Mills concedes that it has been a lesson painfully learned for a lot of sports over the years but one that British Cycling has taken to heart: “Personally I learned that lesson after Sydney so by Athens we were ready; at Beijing we were ready; London we were ready; Tour de France last year we were ready; Commonwealth Games we were ready. So all the time we try to put those promotional programmes in place to get more young people into the sport. A potential barrier is that if you go along and it’s a local club night everyone knows each other you might feel a bit uncomfortable but when it’s a special event and people are ready to welcome you, that puts everyone in a better position.”With British riders having won three of the last four Tours and Lizzie Armistead currently turning out for her winter training rides in the world champion’s rainbow jersey, it is hard to imagine the sport of cycling in a better position, at least when it comes to the elite end of the development spectrum.

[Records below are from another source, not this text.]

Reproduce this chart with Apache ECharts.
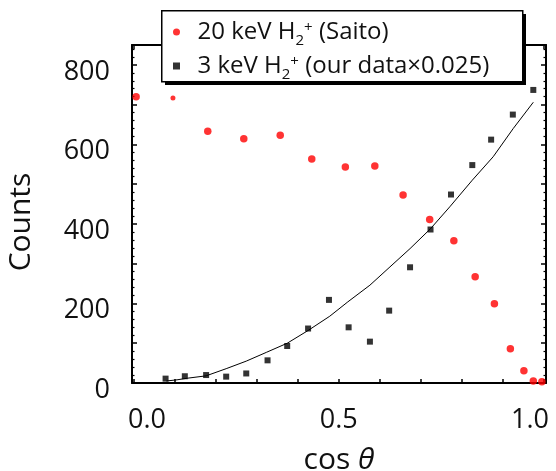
<!DOCTYPE html>
<html>
<head>
<meta charset="utf-8">
<script src="https://cdn.jsdelivr.net/npm/echarts@6/dist/echarts.min.js"></script>
<style>
  html, body { margin: 0; padding: 0; background: #fff; }
  #chart { width: 556px; height: 471px; }
</style>
</head>
<body>
<div id="chart"></div>
<script>
// Angular distribution: counts vs cos(theta)
const saitoX = [0.005, 0.095, 0.180, 0.268, 0.357, 0.434, 0.516, 0.588, 0.657, 0.722, 0.781, 0.833, 0.880, 0.919, 0.952, 0.975, 0.996];
const saitoY = [720, 717, 633, 614, 623, 563, 543, 546, 473, 411, 358, 267, 199, 86, 31, 5, 3];

const ourX = [0.077, 0.124, 0.176, 0.225, 0.274, 0.326, 0.374, 0.425, 0.476, 0.524, 0.576, 0.623, 0.674, 0.724, 0.774, 0.826, 0.872, 0.925, 0.975];
const ourY = [11, 17, 20, 16, 24, 57, 93, 137, 209, 140, 104, 182, 291, 386, 474, 548, 612, 675, 737];

// fitted curve through our data
const fitX = [0.079, 0.105, 0.130, 0.176, 0.225, 0.274, 0.323, 0.374, 0.425, 0.478, 0.522, 0.576, 0.625, 0.674, 0.724, 0.771, 0.826, 0.877, 0.926, 0.975];
const fitY = [5, 8, 12, 18, 36, 55, 77, 100, 132, 168, 204, 246, 292, 338, 388, 443, 510, 569, 640, 706];

const xTicks = [0, 0.1, 0.2, 0.3, 0.4, 0.5, 0.6, 0.7, 0.8, 0.9, 1.0];
const xLabels = [0, 0.5, 1.0];
const yLabels = [0, 200, 400, 600, 800];

const seriesNames = ['saito', 'ours'];
const legendText = {
  saito: '{n|20 keV H}{sub|2}{sup|+}{n| (Saito)}',
  ours: '{n|3 keV H}{sub|2}{sup|+}{n| (our data×0.025)}'
};

const FONT = 'Open Sans';
const INK = '#111';
const zip = (xs, ys) => xs.map((x, i) => [x, ys[i]]);

const chart = echarts.init(document.getElementById('chart'), null, { renderer: 'canvas' });

const frameLine = () => ({ show: true, onZero: false, lineStyle: { color: '#000', width: 2 } });

const xBase = () => ({
  type: 'value', min: -0.005, max: 1.006,
  axisLine: frameLine(),
  splitLine: { show: false },
  axisTick: { show: true, inside: true, length: 4, customValues: xTicks, lineStyle: { color: '#000', width: 1.5 } },
});
const yBase = () => ({
  type: 'value', min: 0, max: 850, interval: 100,
  axisLine: frameLine(),
  splitLine: { show: false },
  axisTick: { show: true, inside: true, length: 5, lineStyle: { color: '#000', width: 1.5 } },
  minorTick: { show: true, splitNumber: 5, length: 2.5, lineStyle: { color: '#000', width: 1.2 } },
});

// legend frame with a hard offset shadow
const LEG = { x: 161, y: 10, w: 361, h: 71, off: 4 };

const option = {
  animation: false,
  backgroundColor: '#fff',
  textStyle: { fontFamily: FONT },
  grid: { left: 132, right: 10, top: 45, bottom: 88, containLabel: false, outerBoundsMode: 'none' },
  graphic: [
    { type: 'rect', left: LEG.x + LEG.off, top: LEG.y + LEG.off, shape: { width: LEG.w, height: LEG.h }, style: { fill: '#000' }, z: 10, silent: true },
    { type: 'rect', left: LEG.x, top: LEG.y, shape: { width: LEG.w, height: LEG.h }, style: { fill: '#fff', stroke: '#000', lineWidth: 1.5 }, z: 11, silent: true }
  ],
  xAxis: [
    Object.assign(xBase(), {
      position: 'bottom',
      name: '{a|cos }{t|θ}',
      nameLocation: 'middle',
      nameGap: 62,
      nameTextStyle: {
        rich: {
          a: { fontFamily: FONT, fontSize: 30, color: INK },
          t: { fontFamily: FONT, fontStyle: 'italic', fontSize: 30, color: INK }
        }
      },
      axisLabel: {
        show: true, customValues: xLabels, margin: 24,
        fontFamily: FONT, fontSize: 27, color: INK,
        formatter: v => v === 0 ? '{l|0.0}' : (v >= 1 ? '{r|1.0}' : '{m|' + v.toFixed(1) + '}'),
        rich: {
          l: { fontFamily: FONT, fontSize: 27, color: INK, padding: [0, 0, 0, 26] },
          m: { fontFamily: FONT, fontSize: 27, color: INK },
          r: { fontFamily: FONT, fontSize: 27, color: INK, padding: [0, 27, 0, 0] }
        }
      }
    }),
    Object.assign(xBase(), {
      position: 'top',
      axisLabel: { show: false }
    })
  ],
  yAxis: [
    Object.assign(yBase(), {
      position: 'left',
      name: 'Counts',
      nameLocation: 'middle',
      nameGap: 96,
      nameTextStyle: { fontFamily: FONT, fontSize: 30, color: INK, padding: [0, 16, 0, 0] },
      axisLabel: {
        show: true, customValues: yLabels, margin: 22,
        fontFamily: FONT, fontSize: 27, color: INK,
        formatter: v => '{v|' + v + '}',
        rich: { v: { fontFamily: FONT, fontSize: 27, color: INK, padding: [14, 0, 0, 0] } }
      }
    }),
    Object.assign(yBase(), {
      position: 'right',
      axisLabel: { show: false }
    })
  ],
  legend: {
    data: [
      { name: seriesNames[0], icon: 'circle' },
      { name: seriesNames[1], icon: 'path://M0,0L1,0L1,1L0,1Z' }
    ],
    orient: 'vertical',
    left: LEG.x, top: LEG.y,
    padding: [10, 10, 6, 12],
    itemGap: 6,
    itemWidth: 32, itemHeight: 7,
    symbolKeepAspect: true,
    selectedMode: false,
    z: 12,
    formatter: name => legendText[name],
    textStyle: {
      fontFamily: FONT, fontSize: 24, color: INK, lineHeight: 24,
      rich: {
        n: { fontFamily: FONT, fontSize: 24, color: INK, lineHeight: 24 },
        sub: { fontFamily: FONT, fontSize: 15, color: INK, verticalAlign: 'bottom', lineHeight: 14, padding: [0, 0, -4, 0] },
        sup: { fontFamily: FONT, fontSize: 15, color: INK, verticalAlign: 'top', lineHeight: 14 }
      }
    }
  },
  series: [
    {
      name: 'fit', type: 'line', xAxisIndex: 0, yAxisIndex: 0,
      data: zip(fitX, fitY),
      showSymbol: false, symbol: 'none',
      lineStyle: { color: '#000', width: 1 },
      z: 2
    },
    {
      name: 'saito', type: 'scatter', xAxisIndex: 0, yAxisIndex: 0,
      data: zip(saitoX, saitoY).map((p, i) => i === 1 ? { value: p, symbolSize: 5 } : p),
      symbol: 'circle', symbolSize: 7.5,
      itemStyle: { color: '#ff0000' },
      z: 3
    },
    {
      name: 'ours', type: 'scatter', xAxisIndex: 0, yAxisIndex: 0,
      data: zip(ourX, ourY),
      symbol: 'rect', symbolSize: 6,
      itemStyle: { color: '#000' },
      z: 3
    }
  ]
};

chart.setOption(option);
</script>
</body>
</html>
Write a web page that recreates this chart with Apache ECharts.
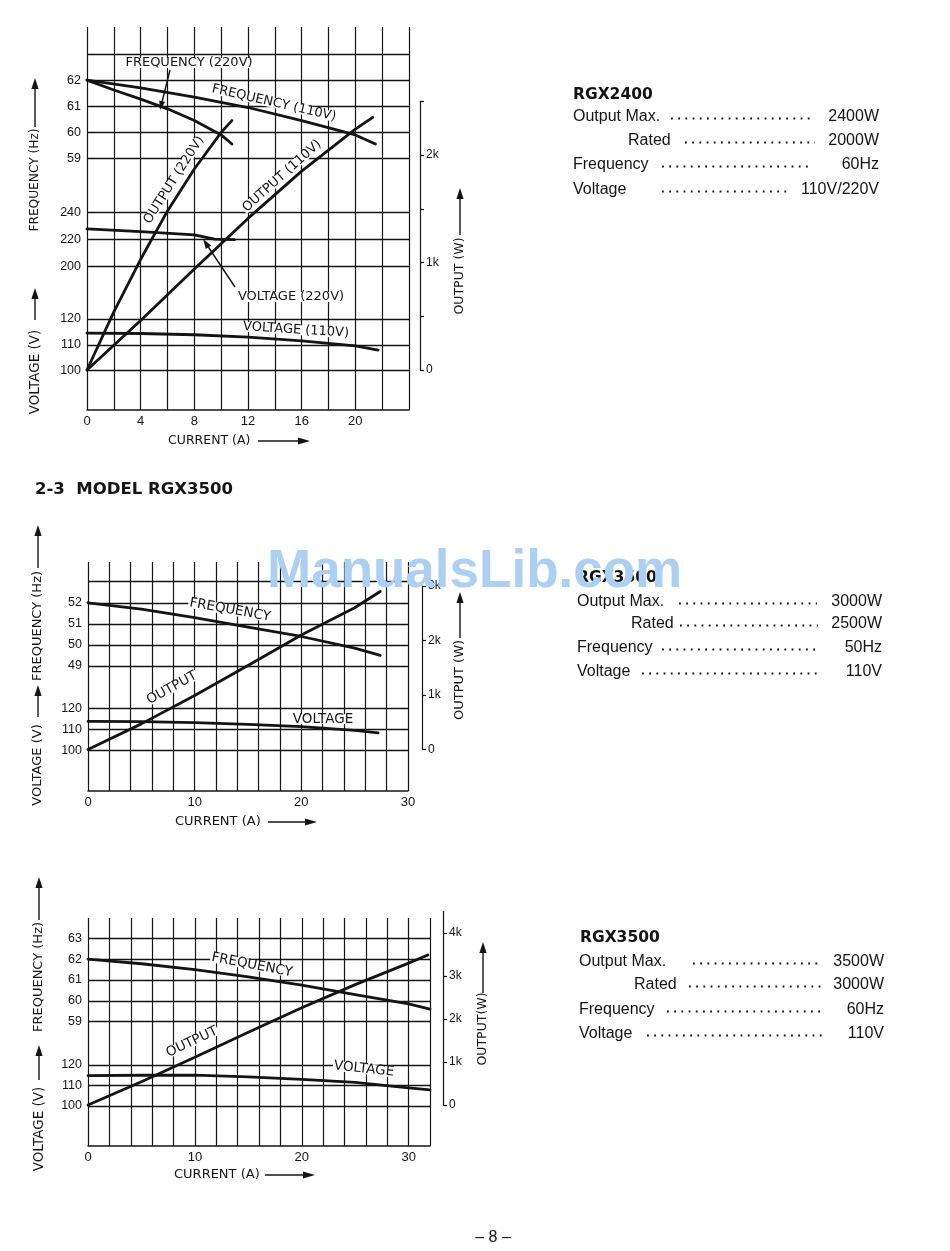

With cycling arguably now more popular as a sport in the UK than ever before, participation continuing to grow and the bike as transport beginning to have a significant impact on our urban roads, it may be that the concept of an extended network of purpose-built facilities is about to have its time. It would certainly be interesting to see what impact it might have on the development process; and there will certainly be plenty of people hoping that one opens near them.